▶ RAW DATA

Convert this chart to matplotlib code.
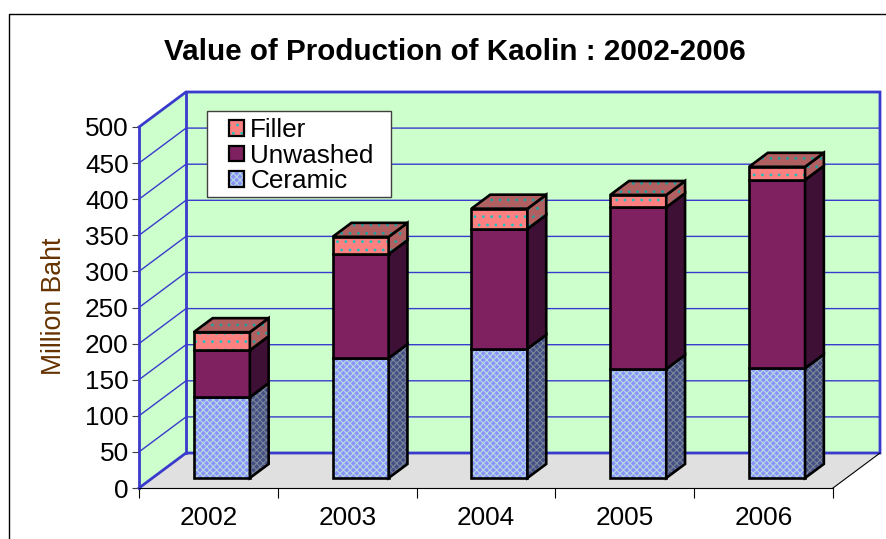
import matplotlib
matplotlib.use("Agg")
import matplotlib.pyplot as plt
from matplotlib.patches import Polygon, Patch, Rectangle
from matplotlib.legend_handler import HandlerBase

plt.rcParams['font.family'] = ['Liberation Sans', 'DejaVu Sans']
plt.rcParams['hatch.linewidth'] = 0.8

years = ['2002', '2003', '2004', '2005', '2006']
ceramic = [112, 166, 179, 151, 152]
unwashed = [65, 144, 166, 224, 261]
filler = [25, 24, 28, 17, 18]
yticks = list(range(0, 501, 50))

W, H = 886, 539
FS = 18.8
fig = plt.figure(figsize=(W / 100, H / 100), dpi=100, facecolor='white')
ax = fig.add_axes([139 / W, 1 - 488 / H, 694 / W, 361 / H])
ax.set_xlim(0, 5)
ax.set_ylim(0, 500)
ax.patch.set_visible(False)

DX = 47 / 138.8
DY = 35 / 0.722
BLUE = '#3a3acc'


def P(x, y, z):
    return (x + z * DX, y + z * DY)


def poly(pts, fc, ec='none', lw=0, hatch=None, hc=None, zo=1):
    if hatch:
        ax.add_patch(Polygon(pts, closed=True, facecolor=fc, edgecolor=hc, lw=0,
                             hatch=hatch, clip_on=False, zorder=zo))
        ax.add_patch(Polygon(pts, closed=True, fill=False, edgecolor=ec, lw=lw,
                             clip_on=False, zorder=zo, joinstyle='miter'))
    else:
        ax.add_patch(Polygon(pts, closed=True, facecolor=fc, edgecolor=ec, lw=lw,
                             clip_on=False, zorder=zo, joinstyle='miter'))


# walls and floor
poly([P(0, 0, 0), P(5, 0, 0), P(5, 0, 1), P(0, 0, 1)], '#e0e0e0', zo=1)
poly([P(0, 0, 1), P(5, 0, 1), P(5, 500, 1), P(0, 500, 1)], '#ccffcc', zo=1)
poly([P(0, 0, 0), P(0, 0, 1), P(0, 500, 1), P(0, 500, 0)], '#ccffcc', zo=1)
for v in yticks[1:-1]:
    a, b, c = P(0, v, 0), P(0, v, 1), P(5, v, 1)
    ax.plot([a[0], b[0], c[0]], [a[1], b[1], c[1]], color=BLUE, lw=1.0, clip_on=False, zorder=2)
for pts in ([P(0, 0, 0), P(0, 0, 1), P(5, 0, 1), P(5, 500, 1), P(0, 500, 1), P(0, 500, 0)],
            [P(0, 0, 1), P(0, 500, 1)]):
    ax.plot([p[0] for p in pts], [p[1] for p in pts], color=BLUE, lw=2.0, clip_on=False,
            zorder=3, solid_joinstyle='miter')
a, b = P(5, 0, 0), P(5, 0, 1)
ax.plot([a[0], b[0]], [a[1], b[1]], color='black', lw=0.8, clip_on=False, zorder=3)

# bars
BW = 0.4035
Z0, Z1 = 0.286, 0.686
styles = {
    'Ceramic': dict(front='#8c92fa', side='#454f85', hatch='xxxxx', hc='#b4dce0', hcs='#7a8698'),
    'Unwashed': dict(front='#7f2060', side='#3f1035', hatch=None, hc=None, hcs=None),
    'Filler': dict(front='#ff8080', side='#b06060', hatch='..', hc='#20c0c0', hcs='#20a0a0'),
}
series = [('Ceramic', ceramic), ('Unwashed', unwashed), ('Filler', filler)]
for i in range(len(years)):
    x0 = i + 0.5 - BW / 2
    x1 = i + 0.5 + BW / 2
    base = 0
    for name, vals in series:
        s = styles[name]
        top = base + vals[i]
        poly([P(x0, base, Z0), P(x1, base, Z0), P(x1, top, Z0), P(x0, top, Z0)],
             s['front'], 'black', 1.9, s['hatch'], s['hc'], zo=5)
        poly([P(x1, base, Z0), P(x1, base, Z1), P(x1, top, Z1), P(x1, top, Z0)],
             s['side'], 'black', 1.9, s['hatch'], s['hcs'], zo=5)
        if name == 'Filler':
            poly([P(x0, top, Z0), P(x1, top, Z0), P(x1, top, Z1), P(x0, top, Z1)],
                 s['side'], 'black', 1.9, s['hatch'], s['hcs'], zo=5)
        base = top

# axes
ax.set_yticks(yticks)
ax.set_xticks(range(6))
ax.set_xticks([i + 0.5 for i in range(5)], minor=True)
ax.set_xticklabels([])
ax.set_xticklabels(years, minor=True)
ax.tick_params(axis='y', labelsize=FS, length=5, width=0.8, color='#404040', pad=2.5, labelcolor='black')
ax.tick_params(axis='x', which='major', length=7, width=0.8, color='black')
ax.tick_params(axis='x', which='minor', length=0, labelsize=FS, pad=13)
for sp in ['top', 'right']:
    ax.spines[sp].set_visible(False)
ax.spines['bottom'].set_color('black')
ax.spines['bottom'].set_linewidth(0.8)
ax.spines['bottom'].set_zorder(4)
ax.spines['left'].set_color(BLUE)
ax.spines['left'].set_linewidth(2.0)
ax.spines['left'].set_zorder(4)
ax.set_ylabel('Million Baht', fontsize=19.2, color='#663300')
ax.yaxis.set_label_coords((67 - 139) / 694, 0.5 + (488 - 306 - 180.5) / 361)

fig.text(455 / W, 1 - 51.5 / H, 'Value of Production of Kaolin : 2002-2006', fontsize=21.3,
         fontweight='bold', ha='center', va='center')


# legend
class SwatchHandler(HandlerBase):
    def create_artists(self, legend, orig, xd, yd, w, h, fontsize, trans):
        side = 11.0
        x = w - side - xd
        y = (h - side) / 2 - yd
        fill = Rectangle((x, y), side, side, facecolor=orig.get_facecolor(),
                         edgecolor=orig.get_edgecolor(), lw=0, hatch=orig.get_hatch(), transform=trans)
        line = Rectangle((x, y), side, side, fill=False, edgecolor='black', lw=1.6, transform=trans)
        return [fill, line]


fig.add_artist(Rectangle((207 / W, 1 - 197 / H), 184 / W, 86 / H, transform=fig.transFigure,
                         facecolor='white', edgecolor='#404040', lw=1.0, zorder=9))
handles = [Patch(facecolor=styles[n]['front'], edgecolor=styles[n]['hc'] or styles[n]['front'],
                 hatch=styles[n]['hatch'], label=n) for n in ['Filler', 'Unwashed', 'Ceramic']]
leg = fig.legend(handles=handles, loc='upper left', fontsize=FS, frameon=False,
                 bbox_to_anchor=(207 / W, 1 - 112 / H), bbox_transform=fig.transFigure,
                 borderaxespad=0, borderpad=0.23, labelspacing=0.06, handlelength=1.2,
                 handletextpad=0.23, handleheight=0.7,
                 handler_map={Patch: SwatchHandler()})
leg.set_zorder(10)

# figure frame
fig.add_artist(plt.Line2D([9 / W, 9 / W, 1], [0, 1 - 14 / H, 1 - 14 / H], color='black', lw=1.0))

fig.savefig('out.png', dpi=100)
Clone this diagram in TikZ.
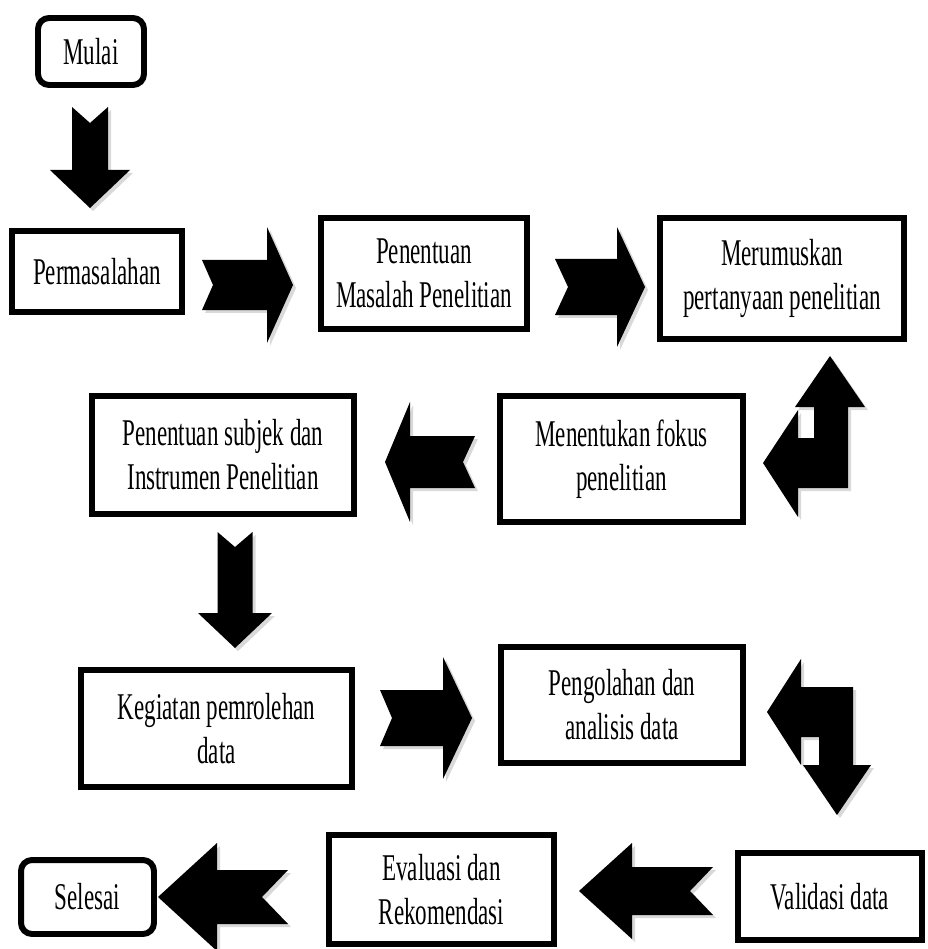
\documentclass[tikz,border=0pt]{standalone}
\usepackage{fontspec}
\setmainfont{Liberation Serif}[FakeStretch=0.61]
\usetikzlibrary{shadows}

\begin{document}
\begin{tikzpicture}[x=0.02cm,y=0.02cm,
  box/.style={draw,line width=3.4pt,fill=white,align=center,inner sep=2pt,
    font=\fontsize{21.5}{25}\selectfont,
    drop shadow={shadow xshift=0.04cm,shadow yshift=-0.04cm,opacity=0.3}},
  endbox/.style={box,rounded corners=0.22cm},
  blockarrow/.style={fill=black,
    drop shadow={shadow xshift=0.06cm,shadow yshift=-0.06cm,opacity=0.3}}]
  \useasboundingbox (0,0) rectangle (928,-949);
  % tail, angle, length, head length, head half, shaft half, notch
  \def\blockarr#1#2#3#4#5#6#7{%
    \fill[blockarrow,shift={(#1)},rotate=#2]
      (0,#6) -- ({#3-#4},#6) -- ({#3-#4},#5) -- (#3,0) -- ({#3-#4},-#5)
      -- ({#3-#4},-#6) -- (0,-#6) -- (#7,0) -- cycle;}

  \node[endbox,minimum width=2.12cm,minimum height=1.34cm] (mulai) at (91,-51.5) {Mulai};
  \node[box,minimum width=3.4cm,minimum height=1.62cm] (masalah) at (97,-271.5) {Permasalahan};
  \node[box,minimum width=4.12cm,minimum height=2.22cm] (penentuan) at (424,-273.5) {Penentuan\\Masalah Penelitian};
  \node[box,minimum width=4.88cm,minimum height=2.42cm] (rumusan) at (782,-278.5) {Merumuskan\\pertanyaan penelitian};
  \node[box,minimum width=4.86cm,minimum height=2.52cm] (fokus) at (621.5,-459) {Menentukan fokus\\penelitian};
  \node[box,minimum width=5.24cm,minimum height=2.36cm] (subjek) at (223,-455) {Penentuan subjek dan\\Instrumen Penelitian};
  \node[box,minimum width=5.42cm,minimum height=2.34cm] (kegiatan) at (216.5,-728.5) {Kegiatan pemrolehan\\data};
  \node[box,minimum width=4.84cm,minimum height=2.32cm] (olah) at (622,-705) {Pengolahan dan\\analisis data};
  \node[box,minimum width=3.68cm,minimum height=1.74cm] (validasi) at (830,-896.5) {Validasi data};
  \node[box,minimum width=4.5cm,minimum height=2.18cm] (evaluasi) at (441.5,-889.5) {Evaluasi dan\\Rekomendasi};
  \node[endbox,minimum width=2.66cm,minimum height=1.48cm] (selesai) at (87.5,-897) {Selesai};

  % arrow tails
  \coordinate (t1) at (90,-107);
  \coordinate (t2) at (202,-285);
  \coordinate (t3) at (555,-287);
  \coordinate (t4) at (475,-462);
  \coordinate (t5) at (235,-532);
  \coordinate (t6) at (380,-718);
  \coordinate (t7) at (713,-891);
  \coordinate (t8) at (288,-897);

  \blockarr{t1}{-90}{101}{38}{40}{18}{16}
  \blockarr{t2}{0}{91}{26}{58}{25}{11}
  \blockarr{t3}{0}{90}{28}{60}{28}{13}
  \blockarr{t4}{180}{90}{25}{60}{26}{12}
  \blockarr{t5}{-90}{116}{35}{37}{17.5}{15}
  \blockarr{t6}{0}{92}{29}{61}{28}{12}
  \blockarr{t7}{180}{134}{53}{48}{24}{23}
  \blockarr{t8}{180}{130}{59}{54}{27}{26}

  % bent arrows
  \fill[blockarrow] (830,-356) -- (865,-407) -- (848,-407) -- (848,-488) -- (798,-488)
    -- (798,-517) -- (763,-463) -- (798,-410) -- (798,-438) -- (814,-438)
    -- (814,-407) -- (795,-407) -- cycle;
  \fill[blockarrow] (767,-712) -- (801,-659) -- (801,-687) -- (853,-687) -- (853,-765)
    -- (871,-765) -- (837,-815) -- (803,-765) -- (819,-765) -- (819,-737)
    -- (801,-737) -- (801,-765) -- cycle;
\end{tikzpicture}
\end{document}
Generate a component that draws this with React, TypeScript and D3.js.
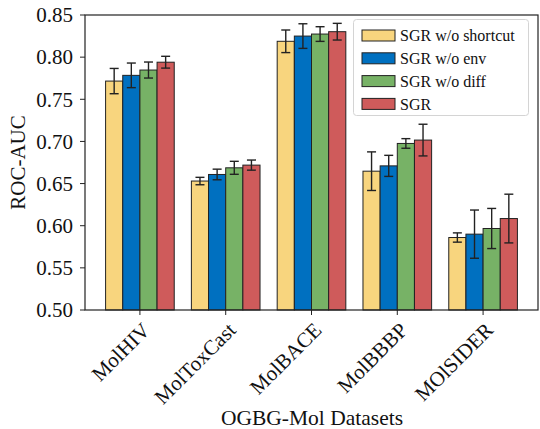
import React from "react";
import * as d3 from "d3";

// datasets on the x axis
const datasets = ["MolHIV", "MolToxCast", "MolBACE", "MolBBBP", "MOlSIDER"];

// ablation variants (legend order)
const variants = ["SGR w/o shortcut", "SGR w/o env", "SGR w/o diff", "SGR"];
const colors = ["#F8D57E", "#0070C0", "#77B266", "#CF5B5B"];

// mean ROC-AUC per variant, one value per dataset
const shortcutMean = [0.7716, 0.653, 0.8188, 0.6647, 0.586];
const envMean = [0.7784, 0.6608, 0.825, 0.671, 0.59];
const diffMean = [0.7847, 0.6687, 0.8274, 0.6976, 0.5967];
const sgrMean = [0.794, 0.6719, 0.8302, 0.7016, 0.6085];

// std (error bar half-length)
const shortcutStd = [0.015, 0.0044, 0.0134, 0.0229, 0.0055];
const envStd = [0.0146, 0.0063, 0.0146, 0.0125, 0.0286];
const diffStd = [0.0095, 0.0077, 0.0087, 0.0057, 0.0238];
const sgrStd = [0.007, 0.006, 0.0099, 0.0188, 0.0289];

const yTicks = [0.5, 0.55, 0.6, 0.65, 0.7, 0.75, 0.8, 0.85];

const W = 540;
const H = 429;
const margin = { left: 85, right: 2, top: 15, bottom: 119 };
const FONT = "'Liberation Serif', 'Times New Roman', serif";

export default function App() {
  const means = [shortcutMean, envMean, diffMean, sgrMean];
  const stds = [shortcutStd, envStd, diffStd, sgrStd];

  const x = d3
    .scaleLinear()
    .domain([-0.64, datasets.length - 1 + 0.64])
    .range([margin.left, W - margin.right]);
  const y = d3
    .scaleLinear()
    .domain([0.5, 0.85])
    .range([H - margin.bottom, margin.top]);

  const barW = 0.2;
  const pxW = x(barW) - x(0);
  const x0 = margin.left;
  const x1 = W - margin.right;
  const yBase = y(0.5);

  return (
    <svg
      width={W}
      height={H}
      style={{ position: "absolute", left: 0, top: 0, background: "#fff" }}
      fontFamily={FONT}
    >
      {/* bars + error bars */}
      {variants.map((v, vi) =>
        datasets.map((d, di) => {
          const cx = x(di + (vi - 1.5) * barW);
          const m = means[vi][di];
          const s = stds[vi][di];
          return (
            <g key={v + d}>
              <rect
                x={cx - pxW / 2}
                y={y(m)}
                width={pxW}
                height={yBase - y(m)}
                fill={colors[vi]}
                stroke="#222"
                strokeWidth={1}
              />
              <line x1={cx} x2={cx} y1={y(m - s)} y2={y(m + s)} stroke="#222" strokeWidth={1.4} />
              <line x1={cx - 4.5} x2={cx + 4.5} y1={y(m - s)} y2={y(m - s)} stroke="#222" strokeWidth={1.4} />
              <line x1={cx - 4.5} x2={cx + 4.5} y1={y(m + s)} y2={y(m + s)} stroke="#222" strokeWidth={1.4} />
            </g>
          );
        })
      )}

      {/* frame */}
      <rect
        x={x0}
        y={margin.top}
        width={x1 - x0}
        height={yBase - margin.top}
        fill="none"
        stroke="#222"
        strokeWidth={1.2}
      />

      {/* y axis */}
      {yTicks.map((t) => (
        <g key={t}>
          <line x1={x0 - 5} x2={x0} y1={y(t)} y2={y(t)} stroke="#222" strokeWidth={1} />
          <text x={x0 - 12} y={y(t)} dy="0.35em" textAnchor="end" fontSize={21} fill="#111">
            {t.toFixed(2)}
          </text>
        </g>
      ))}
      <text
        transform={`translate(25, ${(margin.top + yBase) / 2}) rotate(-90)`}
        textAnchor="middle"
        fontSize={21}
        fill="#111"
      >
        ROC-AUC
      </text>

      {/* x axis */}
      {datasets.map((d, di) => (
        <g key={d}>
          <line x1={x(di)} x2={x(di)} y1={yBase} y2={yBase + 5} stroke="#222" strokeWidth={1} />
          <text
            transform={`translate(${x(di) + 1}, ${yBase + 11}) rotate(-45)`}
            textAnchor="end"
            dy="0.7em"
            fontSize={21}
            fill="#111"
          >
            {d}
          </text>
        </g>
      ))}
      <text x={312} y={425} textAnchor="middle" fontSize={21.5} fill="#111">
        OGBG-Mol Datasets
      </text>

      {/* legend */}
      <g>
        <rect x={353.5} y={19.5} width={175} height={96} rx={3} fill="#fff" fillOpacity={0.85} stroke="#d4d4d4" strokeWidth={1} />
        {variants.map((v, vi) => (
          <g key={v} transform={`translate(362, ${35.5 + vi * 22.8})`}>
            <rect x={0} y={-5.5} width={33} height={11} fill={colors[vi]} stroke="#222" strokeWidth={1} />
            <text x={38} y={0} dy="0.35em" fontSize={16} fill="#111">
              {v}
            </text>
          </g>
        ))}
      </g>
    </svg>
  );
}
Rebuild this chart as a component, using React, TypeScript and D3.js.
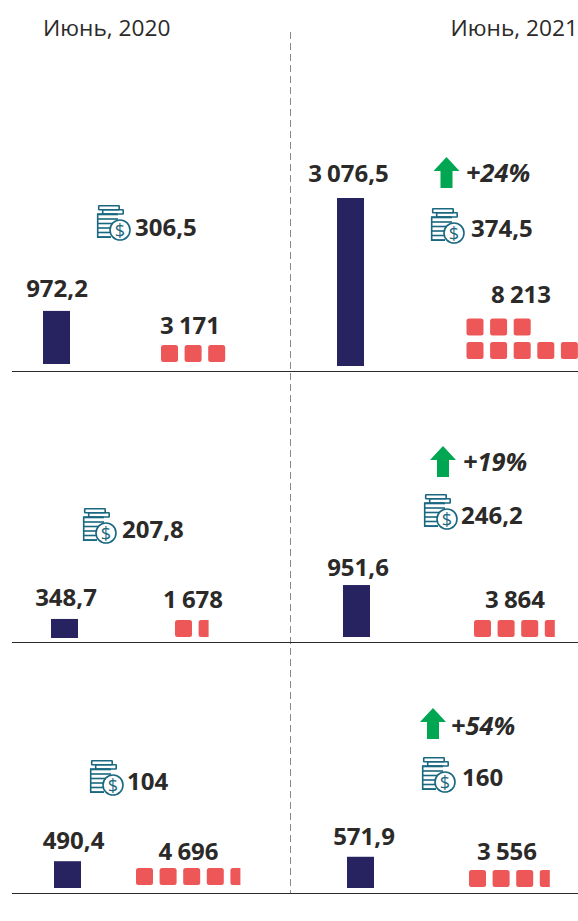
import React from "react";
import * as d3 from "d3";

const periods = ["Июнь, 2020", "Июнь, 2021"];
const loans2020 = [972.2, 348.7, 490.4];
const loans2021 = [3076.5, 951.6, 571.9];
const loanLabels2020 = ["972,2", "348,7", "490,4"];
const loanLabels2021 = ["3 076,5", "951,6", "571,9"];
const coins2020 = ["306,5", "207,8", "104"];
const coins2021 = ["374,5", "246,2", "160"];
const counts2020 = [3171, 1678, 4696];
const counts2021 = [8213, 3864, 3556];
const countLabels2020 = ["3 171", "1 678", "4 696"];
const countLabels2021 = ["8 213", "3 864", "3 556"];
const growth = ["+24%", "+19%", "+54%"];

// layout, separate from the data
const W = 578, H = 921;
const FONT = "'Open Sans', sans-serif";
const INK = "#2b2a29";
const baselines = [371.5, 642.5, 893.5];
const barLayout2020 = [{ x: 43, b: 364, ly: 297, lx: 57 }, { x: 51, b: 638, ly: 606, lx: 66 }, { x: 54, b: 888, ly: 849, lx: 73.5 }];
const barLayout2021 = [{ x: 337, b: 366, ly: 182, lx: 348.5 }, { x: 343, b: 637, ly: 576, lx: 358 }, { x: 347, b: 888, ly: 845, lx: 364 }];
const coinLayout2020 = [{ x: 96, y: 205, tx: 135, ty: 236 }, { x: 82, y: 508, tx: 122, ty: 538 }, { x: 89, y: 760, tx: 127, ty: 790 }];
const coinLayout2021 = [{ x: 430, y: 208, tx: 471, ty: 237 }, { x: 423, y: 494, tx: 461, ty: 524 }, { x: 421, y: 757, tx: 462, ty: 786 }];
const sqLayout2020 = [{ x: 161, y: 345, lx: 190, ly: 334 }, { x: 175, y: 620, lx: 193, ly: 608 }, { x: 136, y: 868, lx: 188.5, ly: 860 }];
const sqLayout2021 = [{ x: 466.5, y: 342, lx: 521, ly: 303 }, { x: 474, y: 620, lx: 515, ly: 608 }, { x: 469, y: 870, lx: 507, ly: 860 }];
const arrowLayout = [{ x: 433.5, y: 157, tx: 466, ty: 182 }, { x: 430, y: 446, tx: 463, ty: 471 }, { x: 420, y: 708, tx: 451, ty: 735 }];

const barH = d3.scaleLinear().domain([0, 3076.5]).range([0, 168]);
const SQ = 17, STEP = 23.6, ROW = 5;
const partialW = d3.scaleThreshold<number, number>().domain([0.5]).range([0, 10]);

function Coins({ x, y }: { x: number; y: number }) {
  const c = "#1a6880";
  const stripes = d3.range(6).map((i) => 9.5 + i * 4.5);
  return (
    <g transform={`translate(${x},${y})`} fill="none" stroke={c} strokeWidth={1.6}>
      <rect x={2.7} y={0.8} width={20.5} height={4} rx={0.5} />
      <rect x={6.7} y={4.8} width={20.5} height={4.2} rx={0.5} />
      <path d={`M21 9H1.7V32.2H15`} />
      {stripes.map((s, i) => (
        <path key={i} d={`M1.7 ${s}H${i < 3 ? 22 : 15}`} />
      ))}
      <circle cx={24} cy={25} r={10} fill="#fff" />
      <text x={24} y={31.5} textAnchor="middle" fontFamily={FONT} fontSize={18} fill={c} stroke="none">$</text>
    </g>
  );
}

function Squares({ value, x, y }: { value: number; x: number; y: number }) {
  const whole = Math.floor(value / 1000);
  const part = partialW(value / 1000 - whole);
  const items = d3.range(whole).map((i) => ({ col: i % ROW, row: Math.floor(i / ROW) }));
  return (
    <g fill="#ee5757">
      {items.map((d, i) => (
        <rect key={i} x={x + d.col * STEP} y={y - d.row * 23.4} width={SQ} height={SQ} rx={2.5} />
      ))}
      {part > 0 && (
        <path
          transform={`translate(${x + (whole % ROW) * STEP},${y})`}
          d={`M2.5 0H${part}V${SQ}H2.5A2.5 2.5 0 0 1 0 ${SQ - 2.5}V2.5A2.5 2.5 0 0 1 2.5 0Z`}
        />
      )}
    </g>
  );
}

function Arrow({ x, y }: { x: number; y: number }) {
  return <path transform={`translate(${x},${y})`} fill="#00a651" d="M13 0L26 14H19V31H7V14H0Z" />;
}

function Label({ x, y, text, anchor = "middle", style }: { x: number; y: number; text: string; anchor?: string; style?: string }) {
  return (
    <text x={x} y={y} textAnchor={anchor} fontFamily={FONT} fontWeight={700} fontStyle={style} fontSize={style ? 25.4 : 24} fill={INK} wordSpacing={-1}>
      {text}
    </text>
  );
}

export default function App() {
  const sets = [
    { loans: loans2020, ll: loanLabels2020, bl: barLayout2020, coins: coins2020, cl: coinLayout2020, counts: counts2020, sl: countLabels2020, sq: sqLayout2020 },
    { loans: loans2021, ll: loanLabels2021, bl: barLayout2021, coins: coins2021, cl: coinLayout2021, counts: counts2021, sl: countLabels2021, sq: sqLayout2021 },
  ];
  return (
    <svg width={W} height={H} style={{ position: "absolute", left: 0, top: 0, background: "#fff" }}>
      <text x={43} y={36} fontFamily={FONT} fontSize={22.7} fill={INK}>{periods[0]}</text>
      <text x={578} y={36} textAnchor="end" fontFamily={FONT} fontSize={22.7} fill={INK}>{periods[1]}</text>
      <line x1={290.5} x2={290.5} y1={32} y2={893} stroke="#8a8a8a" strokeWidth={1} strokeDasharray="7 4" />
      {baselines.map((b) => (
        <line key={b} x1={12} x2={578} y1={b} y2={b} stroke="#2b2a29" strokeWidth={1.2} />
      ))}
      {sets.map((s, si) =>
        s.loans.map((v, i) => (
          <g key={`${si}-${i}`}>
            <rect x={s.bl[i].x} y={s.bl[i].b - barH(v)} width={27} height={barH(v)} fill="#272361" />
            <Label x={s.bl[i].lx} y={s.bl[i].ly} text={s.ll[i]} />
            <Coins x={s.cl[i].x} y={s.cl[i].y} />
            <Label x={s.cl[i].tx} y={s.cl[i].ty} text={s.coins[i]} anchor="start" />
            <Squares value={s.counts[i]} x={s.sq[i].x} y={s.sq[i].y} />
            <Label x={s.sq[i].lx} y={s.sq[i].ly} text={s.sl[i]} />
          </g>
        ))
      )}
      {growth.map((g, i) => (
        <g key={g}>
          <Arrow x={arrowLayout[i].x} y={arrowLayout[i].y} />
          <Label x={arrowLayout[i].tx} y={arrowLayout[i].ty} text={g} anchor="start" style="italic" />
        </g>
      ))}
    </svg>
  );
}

▶ TASK STATEMENT
Omit the pictures, then repeat exactly each line from the beginning of the listing through the line with "BLUE = '#3a3acc'".

▶ ANSWER TO THIS TASK
Convert this chart to matplotlib code.
import matplotlib
matplotlib.use("Agg")
import matplotlib.pyplot as plt
from matplotlib.patches import Polygon, Patch, Rectangle
from matplotlib.legend_handler import HandlerBase

plt.rcParams['font.family'] = ['Liberation Sans', 'DejaVu Sans']
plt.rcParams['hatch.linewidth'] = 0.8

years = ['2002', '2003', '2004', '2005', '2006']
ceramic = [112, 166, 179, 151, 152]
unwashed = [65, 144, 166, 224, 261]
filler = [25, 24, 28, 17, 18]
yticks = list(range(0, 501, 50))

W, H = 886, 539
FS = 18.8
fig = plt.figure(figsize=(W / 100, H / 100), dpi=100, facecolor='white')
ax = fig.add_axes([139 / W, 1 - 488 / H, 694 / W, 361 / H])
ax.set_xlim(0, 5)
ax.set_ylim(0, 500)
ax.patch.set_visible(False)

DX = 47 / 138.8
DY = 35 / 0.722
BLUE = '#3a3acc'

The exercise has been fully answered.